I.2.2. Proverbes autour de la maison

Au Liban, un nombre considérable de proverbes s'échange et circule au cours de la vie quotidienne. A usage fréquent, les proverbes expriment intensivement l'expérience quotidienne, et présentent des solutions possibles aux problèmes relationnels fréquents. Certains auteurs identifient dans les proverbes des leçons de modestie (Depaule & Arnaud, 1985) considérablement instructives où s'entremêlent la simplicité de la parole et la ruse de la sagesse. Certains proverbes sont, plus particulièrement, consacrés à la maison, «Al Dar / Al Bayt», et à ses éléments constituants (portes, fenêtres, seuil, sadr). Ainsi, les proverbes de la maison illustrent des thèmes variant entre le regard, les frontières, le contrôle, la place significative, l'étranger / le familier, le dedans / le dehors, l'hospitalité ou encore la tranquillité du chez soi et la prospérité. Ils tentent d'ordonner le monde en effectuant des différenciations et des alternatives entre le vécu et le souhaité. De ce fait, la métaphore des proverbes est basée sur les différences et les oppositions pratiques, spatiales et symboliques. Celles – ci illustrent l'ordre qui doit régner dans le monde : »sadr» / «atabe», voire le fond / le seuil, dedans / dehors, ouvert / fermé, masculin / féminin, familier / étranger.

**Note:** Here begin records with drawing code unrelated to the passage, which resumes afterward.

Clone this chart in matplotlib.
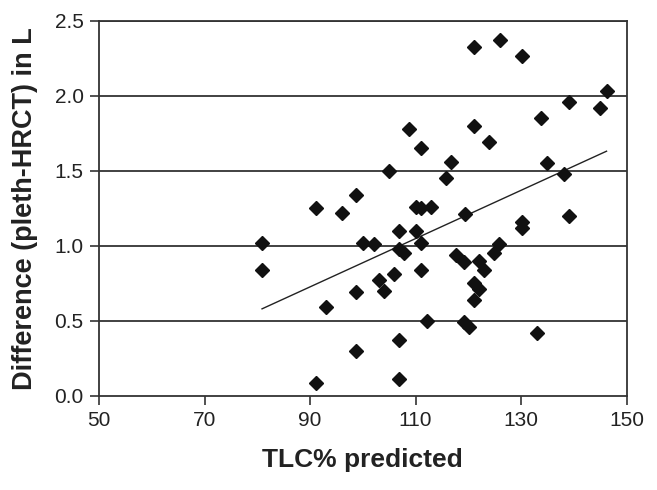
import matplotlib
matplotlib.use("Agg")
import matplotlib.pyplot as plt

tlc = [80.8, 80.8, 91.1, 91.1, 93.0, 96.0, 98.8, 98.8, 98.8, 100.1,
       102.1, 103.0, 104.0, 105.0, 105.9, 106.9, 106.9, 106.9, 106.9, 107.8,
       108.8, 110.0, 110.0, 111.0, 111.0, 111.0, 111.0, 112.1, 113.0, 115.8,
       116.8, 117.7, 119.1, 119.1, 119.3, 120.1, 121.0, 121.0, 121.1, 121.1,
       122.0, 122.0, 122.9, 123.9, 124.9, 125.8, 126.0, 130.1, 130.1, 130.1,
       133.0, 133.8, 134.9, 138.1, 139.0, 139.0, 144.9, 146.2]
diff = [1.02, 0.84, 1.25, 0.085, 0.59, 1.22, 1.34, 0.69, 0.30, 1.02,
        1.01, 0.77, 0.70, 1.50, 0.81, 1.10, 0.98, 0.37, 0.11, 0.95,
        1.78, 1.26, 1.10, 1.25, 1.02, 0.84, 1.65, 0.50, 1.26, 1.45,
        1.56, 0.94, 0.89, 0.49, 1.215, 0.46, 0.75, 0.64, 1.80, 2.325,
        0.90, 0.71, 0.84, 1.69, 0.95, 1.01, 2.37, 2.265, 1.16, 1.12,
        0.42, 1.85, 1.55, 1.475, 1.96, 1.20, 1.92, 2.03]

fit_x = [80.9, 146.2]
fit_y = [0.58, 1.63]

x_ticks = [50, 70, 90, 110, 130, 150]
y_ticks = [0.0, 0.5, 1.0, 1.5, 2.0, 2.5]

plt.rcParams['font.family'] = ['Liberation Sans', 'DejaVu Sans']

fig = plt.figure(figsize=(6.57, 4.90), dpi=100)
ax = fig.add_axes([0.1507, 0.192, 0.803, 0.766])

for yv in y_ticks[1:]:
    ax.axhline(yv, color='#333333', lw=1.3, zorder=1)

ax.plot(fit_x, fit_y, color='#222222', lw=1.0, zorder=2)
ax.plot(tlc, diff, linestyle='none', marker='D', markersize=7.5,
        color='#111111', zorder=3)

ax.set_xlim(50, 150)
ax.set_ylim(0, 2.5)
ax.set_xticks(x_ticks)
ax.set_yticks(y_ticks)
ax.set_yticklabels([f"{v:.1f}" for v in y_ticks])
for s in ['left', 'bottom', 'right', 'top']:
    ax.spines[s].set_color('#333333')
    ax.spines[s].set_linewidth(1.3)
ax.tick_params(axis='both', direction='out', length=6.5, width=1.2,
               colors='#333333', labelsize=15, labelcolor='#222222')
ax.tick_params(axis='y', pad=4.5)
ax.tick_params(axis='x', pad=4.5)

ax.set_xlabel("TLC% predicted", fontsize=19, fontweight='bold',
              color='#222222', labelpad=13)
ax.set_ylabel("Difference (pleth-HRCT) in L", fontsize=19.5, fontweight='bold',
              color='#222222', labelpad=12)

fig.savefig("out.png", dpi=100)
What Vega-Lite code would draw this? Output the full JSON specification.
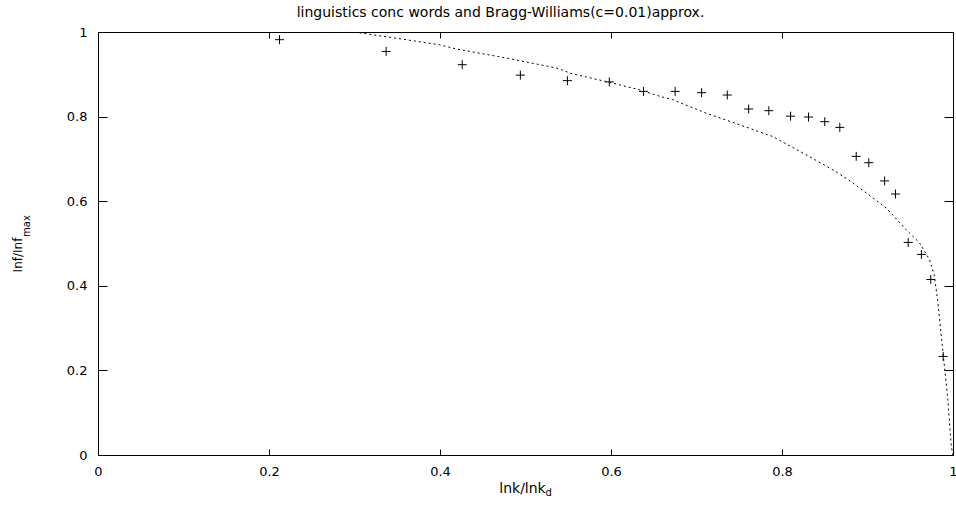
{
  "$schema": "https://vega.github.io/schema/vega-lite/v6.json",
  "width": 855,
  "height": 423,
  "autosize": {"type": "none"},
  "padding": {"left": 98, "top": 32, "right": 3, "bottom": 51},
  "background": "white",
  "config": {
    "view": {"stroke": "black", "strokeWidth": 1},
    "font": "DejaVu Sans",
    "axis": {
      "grid": false,
      "domainColor": "black",
      "domainWidth": 1,
      "tickColor": "black",
      "tickWidth": 1,
      "labelColor": "black",
      "labelFont": "DejaVu Sans",
      "labelFontSize": 13,
      "labelFlush": false,
      "labelOverlap": false,
      "titleColor": "black",
      "titleFont": "DejaVu Sans",
      "titleFontWeight": "normal"
    }
  },
  "title": {
    "text": "linguistics conc words and Bragg-Williams(c=0.01)approx.",
    "font": "DejaVu Sans",
    "fontSize": 14,
    "fontWeight": "normal",
    "color": "black",
    "anchor": "middle",
    "frame": "group",
    "baseline": "bottom",
    "offset": -8,
    "dx": -25
  },
  "datasets": {
    "pts": [
      {"x": 0.2123, "y": 0.9818},
      {"x": 0.337, "y": 0.954},
      {"x": 0.426, "y": 0.9227},
      {"x": 0.494, "y": 0.898},
      {"x": 0.549, "y": 0.885},
      {"x": 0.598, "y": 0.882},
      {"x": 0.638, "y": 0.8596},
      {"x": 0.675, "y": 0.8596},
      {"x": 0.706, "y": 0.8565},
      {"x": 0.736, "y": 0.851},
      {"x": 0.761, "y": 0.818},
      {"x": 0.7846, "y": 0.814},
      {"x": 0.81, "y": 0.801},
      {"x": 0.831, "y": 0.799},
      {"x": 0.85, "y": 0.788},
      {"x": 0.8676, "y": 0.7745},
      {"x": 0.8868, "y": 0.706},
      {"x": 0.9015, "y": 0.691},
      {"x": 0.92, "y": 0.648},
      {"x": 0.9327, "y": 0.617},
      {"x": 0.9476, "y": 0.5026},
      {"x": 0.963, "y": 0.4742},
      {"x": 0.974, "y": 0.415},
      {"x": 0.9885, "y": 0.233}
    ],
    "curve": [
      {"x": 0.3, "y": 1.0},
      {"x": 0.399, "y": 0.97},
      {"x": 0.419, "y": 0.96},
      {"x": 0.4775, "y": 0.9385},
      {"x": 0.536, "y": 0.915},
      {"x": 0.555, "y": 0.901},
      {"x": 0.594, "y": 0.883},
      {"x": 0.633, "y": 0.8636},
      {"x": 0.657, "y": 0.848},
      {"x": 0.672, "y": 0.84},
      {"x": 0.711, "y": 0.8085},
      {"x": 0.75, "y": 0.781},
      {"x": 0.789, "y": 0.753},
      {"x": 0.828, "y": 0.71},
      {"x": 0.863, "y": 0.67},
      {"x": 0.883, "y": 0.643},
      {"x": 0.922, "y": 0.584},
      {"x": 0.945, "y": 0.533},
      {"x": 0.961, "y": 0.501},
      {"x": 0.9725, "y": 0.462},
      {"x": 0.978, "y": 0.426},
      {"x": 0.982, "y": 0.367},
      {"x": 0.986, "y": 0.288},
      {"x": 0.99, "y": 0.209},
      {"x": 0.994, "y": 0.131},
      {"x": 0.998, "y": 0.02},
      {"x": 1.0, "y": 0.0}
    ]
  },
  "layer": [
    {
      "data": {"name": "curve"},
      "mark": {"type": "line", "color": "black", "strokeWidth": 1, "strokeDash": [2, 3], "clip": true},
      "encoding": {
        "x": {
          "field": "x", "type": "quantitative",
          "scale": {"domain": [0, 1], "nice": false, "zero": false},
          "axis": {
            "orient": "bottom",
            "values": [0, 0.2, 0.4, 0.6, 0.8, 1],
            "format": "~g",
            "tickSize": -6,
            "labelPadding": 16,
            "title": "lnk/lnk",
            "titleFontSize": 14,
            "titleX": 424,
            "titleY": 33.5,
            "titleAlign": "center",
            "titleBaseline": "middle"
          }
        },
        "y": {
          "field": "y", "type": "quantitative",
          "scale": {"domain": [0, 1], "nice": false, "zero": false},
          "axis": {
            "orient": "left",
            "values": [0, 0.2, 0.4, 0.6, 0.8, 1],
            "format": "~g",
            "tickSize": -9,
            "labelPadding": 20,
            "title": "Inf/Inf",
            "titleFontSize": 12,
            "titleAngle": 270,
            "titleX": -81,
            "titleY": 222.5,
            "titleAlign": "center",
            "titleBaseline": "middle"
          }
        }
      }
    },
    {
      "data": {"name": "pts"},
      "mark": {"type": "point", "shape": "M-1,0H1M0,-1V1", "size": 81, "filled": false, "stroke": "black", "strokeWidth": 1, "opacity": 1},
      "encoding": {
        "x": {
          "field": "x", "type": "quantitative",
          "scale": {"domain": [0, 1], "nice": false, "zero": false},
          "axis": {"orient": "top", "values": [0, 0.2, 0.4, 0.6, 0.8, 1], "tickSize": -6, "labels": false, "title": null}
        },
        "y": {
          "field": "y", "type": "quantitative",
          "scale": {"domain": [0, 1], "nice": false, "zero": false},
          "axis": {"orient": "right", "values": [0, 0.2, 0.4, 0.6, 0.8, 1], "tickSize": -9, "labels": false, "title": null}
        }
      }
    },
    {
      "data": {"values": [{}]},
      "mark": {"type": "text", "text": "d", "font": "DejaVu Sans", "fontSize": 10, "color": "black", "align": "center", "baseline": "middle", "clip": false},
      "encoding": {
        "x": {"datum": 0.527, "type": "quantitative", "axis": null},
        "y": {"datum": -0.0898, "type": "quantitative", "axis": null}
      }
    },
    {
      "data": {"values": [{}]},
      "mark": {"type": "text", "text": "max", "font": "DejaVu Sans", "fontSize": 10, "color": "black", "align": "center", "baseline": "middle", "angle": 270, "clip": false},
      "encoding": {
        "x": {"datum": -0.083, "type": "quantitative", "axis": null},
        "y": {"datum": 0.5414, "type": "quantitative", "axis": null}
      }
    }
  ],
  "resolve": {"axis": {"x": "independent", "y": "independent"}}
}
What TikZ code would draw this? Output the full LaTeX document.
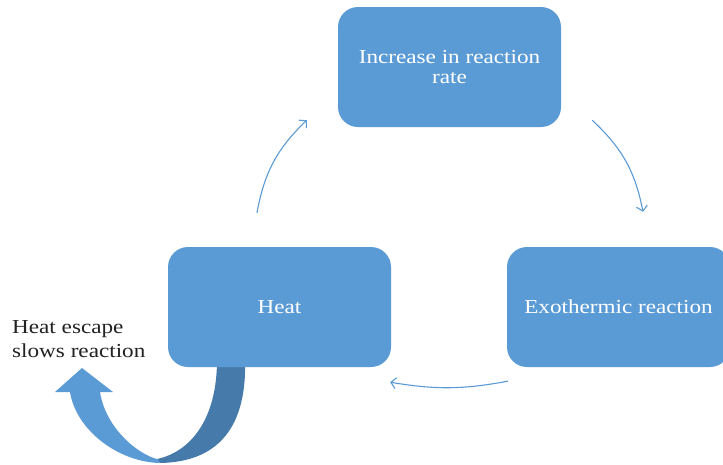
\documentclass[tikz,border=0pt]{standalone}
\usepackage{fontspec}
\setmainfont{Liberation Serif}[FakeStretch=1.17]
\usetikzlibrary{arrows.meta}
\definecolor{boxblue}{HTML}{5B9BD5}
\definecolor{bandblue}{HTML}{467AAB}
\definecolor{txtdark}{HTML}{222222}
\tikzset{
  stage/.style={rectangle, rounded corners=20pt, fill=boxblue,
    minimum width=223pt, minimum height=120pt, text=white,
    align=center, font=\fontsize{19.8pt}{19.5pt}\selectfont},
  cyclearrow/.style={draw=boxblue, line width=1.1pt,
    -{Straight Barb[length=5pt,width=11pt]}},
}
\begin{document}
\begin{tikzpicture}[x=1pt, y=-1pt]
\clip (0,0) rectangle (723,464);
\fill[white] (0,0) rectangle (723,464);

% curved escape arrow below the heat box
\fill[bandblue] (245,360) .. controls (247,425) and (220,462) .. (160,463)
  -- (157,459) .. controls (190,452) and (217,420) .. (217,360) -- cycle;
\fill[boxblue] (70,392) -- (55,392) -- (82,368) -- (113,392) -- (100,392)
  .. controls (106,430) and (140,455) .. (157,459) -- (160,463)
  .. controls (118,462) and (76,430) .. (70,392) -- cycle;

% stages of the cycle
\node[stage] (top) at (449.5,67) {Increase in reaction\\rate};
\node[stage] (heat) at (279.5,307) {Heat};
\node[stage] (exo) at (618.5,307) {Exothermic reaction};

% label of the escape arrow
\node[anchor=west, inner sep=0pt, align=left, text=txtdark,
  font=\fontsize{19.8pt}{24pt}\selectfont] (esc) at (12,339)
  {Heat escape\\slows reaction};

% cycle connectors
\draw[cyclearrow] ([shift={(-22.5,-34)}]heat.north)
  to[bend left=18] ([shift={(-31,-7)}]top.south west);
\draw[cyclearrow] ([shift={(31,-7)}]top.south east)
  to[bend left=18] ([shift={(24.5,-35)}]exo.north);
\draw[cyclearrow] ([shift={(1,14)}]exo.south west)
  to[bend left=10] ([shift={(-1,15)}]heat.south east);
\end{tikzpicture}
\end{document}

La structure sous‑jacente aux proverbes est «celle qui ordonne le monde en le partageant” (Depaule & Arnaud, 1985, p. 97). Par cette structure binaire, les proverbes de la maison tentent de remplir une «mission» sociale. Celle‑ci consiste à structurer les territoires, déterminer les rapports au voisinage, établir des rapprochements entre la maison et la personnalité des habitants, rappeler les règles de l'hospitalité et exprimer l'effort et la persévérance.

Les proverbes montrent que le voisin est plus proche qu'un frère : »le voisin, avant la maison; le compagnon avant le chemin» et aussi «ferme ta porte et fais confiance à ton voisin.»

Les proverbes avertissent des conséquences néfastes de certains comportements sur la solidité de la demeure : »la maison de l'injuste est une ruine». La jalousie détruit la poutre de la maison».

Les proverbes effectuent des Identifications entre la maison et ses propriétaires : »marbre dehors, noir de suie dedans» et «toute chose à sa porte ressemble à ses propriétaires”.

Les proverbes invitent à être accueillant et hospitalier : »tes invités sont dans ta maison et ta clé est dans ta poche» ; « comme des vignes sur le chemin, sa maison est ouverte» ; «la maison étroite peut rassembler mille amis» mais aussi «notre invité est maître dans maison, et nous sommes ses invités»(Freyhat, 2000).

La prospérité est aussi souhaitée à travers des proverbes : »que ta porte demeure ouverte». La prospérité humaine est toujours préférable à la prospérité matérielle : «une maison d'hommes vaut mieux qu'un tas d'or» et aussi «rien de préférable à la maison qui engendre une maison».

Les proverbes valorisent la possession et la propriété de maisons : »un tas de pierres vaut mieux qu'une forêt d'or» ; «la maison est pour l'éternité» ;»la maison est une protection». Les proverbes montrent aussi le rôle de la mère dans le rassemblement des membres de sa famille «la maison de la mère rassemble toujours».

Enfin, au Liban, avoir un «chez soi» consiste non seulement à se protéger, mais aussi à investir socialement, à s'intégrer et à avoir un statut propre. A ce titre, le premier grand projet du libanais réside, non dans la location d'une maison, mais plutôt dans la construction et dans la possession d'une demeure à soi. L'aménagement d'une maison introduit dans un système social basé sur les droits, les devoirs et les règles d'hospitalité : les individus et les familles y acquièrent de nouveaux statuts sociaux. C'est à la maison que la famille puise l'ambiance favorable à la socialisation des individus, par l'acquisition des valeurs familiales, sociales, religieuses et morales. Lorsque la maison se transforme en espace conflictuel et stressant suite au retrait de la famille, d'autres cadres tentent, donc, de la remplacer ou de lui constituer un complément, d'où l'intervention des actionnaires et des intermédiaires sociaux et la mise en place de l'action sociale.